Saturday, October 11, 2014

A Surplus of Minimalism

“Everything should be made as simple as possible, 
but not simpler.” - Albert Einstein

Running, like life, just has a tendency to get complicated. For anyone who does not take deliberate measures to simplify life, the "noise" and nonsense of the daily grind can easily drown out all the core elements that make existence beautiful. The same is true for one's fitness pursuits. The "Keep it simple, Stupid"- or K.I.S.S. principle - liberally applied, is paying significant dividends by making my fitness pursuits and my life in general much more manageable and therefore enjoyable. This ideology is often referred to as "minimalism," and I have been reflecting on its meaning and utility for a few weeks now.
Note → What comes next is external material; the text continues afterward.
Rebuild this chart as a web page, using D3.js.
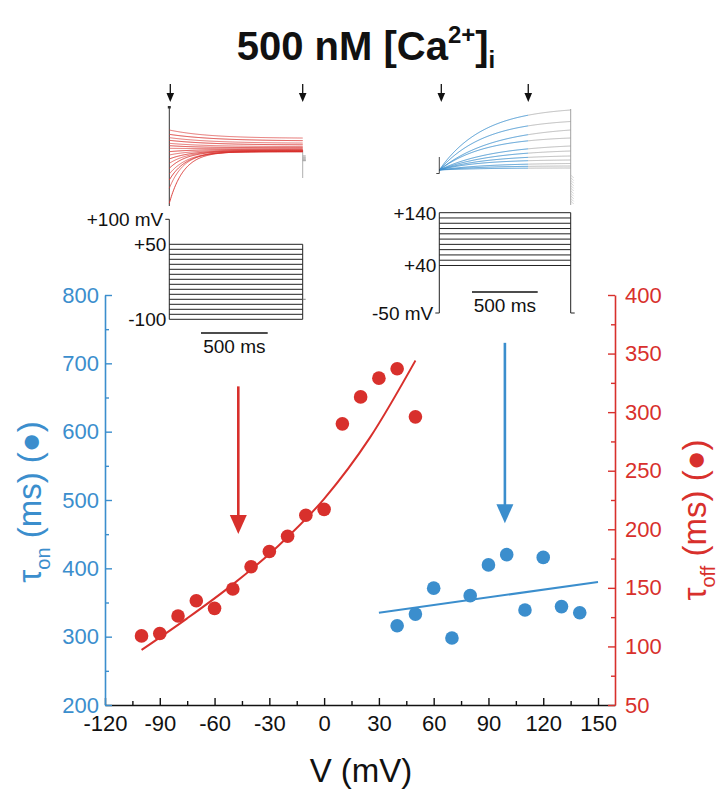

Its application, apparently, touches many different life pursuits and scientific disciplines.

For anybody who knows anything about automotive history, the name Colin Chapman immediately calls to mind meat-and-potatoes sports cars - cars that have a laser-like focus on performance. Chapman was the founder of and engineer/designer for Lotus, the British racing team and eventual automotive manufacturer. He famously coined the expression, "Simplify, then add lightness." This oxymoronic expression is a clear articulation of the philosophy of minimalism: the idea that less truly equates to more, if you prefer to paraphrase poets rather than race engineers (Andrea del Sarto, 1855, to be exact). Of course, Chapman's ideas have been traditionally applied to the production of extremely successful race and sports cars, but the theme is something that runs powerfully through every competitive enterprise. I also believe many people's lives can be much happier and more successful through liberal application of the "added lightness" principle.

This is a Lotus Exige, a near-supercar with a mere four cylinder engine. The curb weight for the Exige is just north of a ton. To put that in perspective, a 2014 C7 Corvette Stingray weighs over 1200 pounds more.
To clarify terms, my working definition of minimalism is "the further perfection of anything through the deliberate removal of the less necessary." Liberal application of the "less is more" principle can lead to a few discernible benefits that are easily observable and simple to duplicate. I will identify first the benefits I have experienced when applying minimalist principles to my running habits:

1. Less to remember
When your whole warm-weather run kit consists of shorts, a shirt, a water bottle, and a watch, it's hard to leave "essentials" behind. Heck, the watch and shirt are even optional (depending on temp and distance). A simple pre and post-run routine can provide comforting consistency and predictability as well. Developing concise, rote rituals gives way for the mind to devote all its power on performance, which leads to improved...

2. Greater focus
Mr. Miyagi knew a thing or two about accomplishing one's goals. Concentrating on very few things means greater ability get them right. A convoluted approach only leads to lack of determinable progress resulting in confusion and ultimately frustration. I have resolved to apply minimalism in goal setting: one specific, achievable target at a time.

Laser-like intensity dedicated solely to fight preparation... along with several hours of free child labor. 
3. Less weight
From a pure performance perspective the sparser one's gear and lighter one's overall load, the greater the potential for faster and more efficient movement. I love the free feeling of running shoeless and shirtless in light-weight (ie. "short") shorts, much to my wife's embarrassment. The reason I enjoy it so much has a lot to do with the clearly perceptible lack of encumbrance. Feels good, Man.

"Hey, where are the cup holders?"
4. Fewer variables
The minimal approach ideally leaves only a small number possibilities to go wrong. An even greater benefit, though, is the ability for runners to assess situations and their performance - or lack thereof - much more accurately when only one or a small number of factors change at a time.

This leaves us with some legitimate questions: How much can one subtract before the positive effects of simplification diminish? What gear is most dispensable? How much, exactly, do clothing and gear weights matter and/or vary between styles, brands, and sizes?

The reality is that the journey to maximum minimalism is one of personal discovery, and each of us are likely comfortable with very different levels of trimming down the excess. In my next few installments, I plan to cover other facets of living with less including the benefits of living minimally, the benefits of running minimally, and cases where minimalism has run amok. Should be just enough fun to keep your interest and share necessary information. Just enough and not a word more.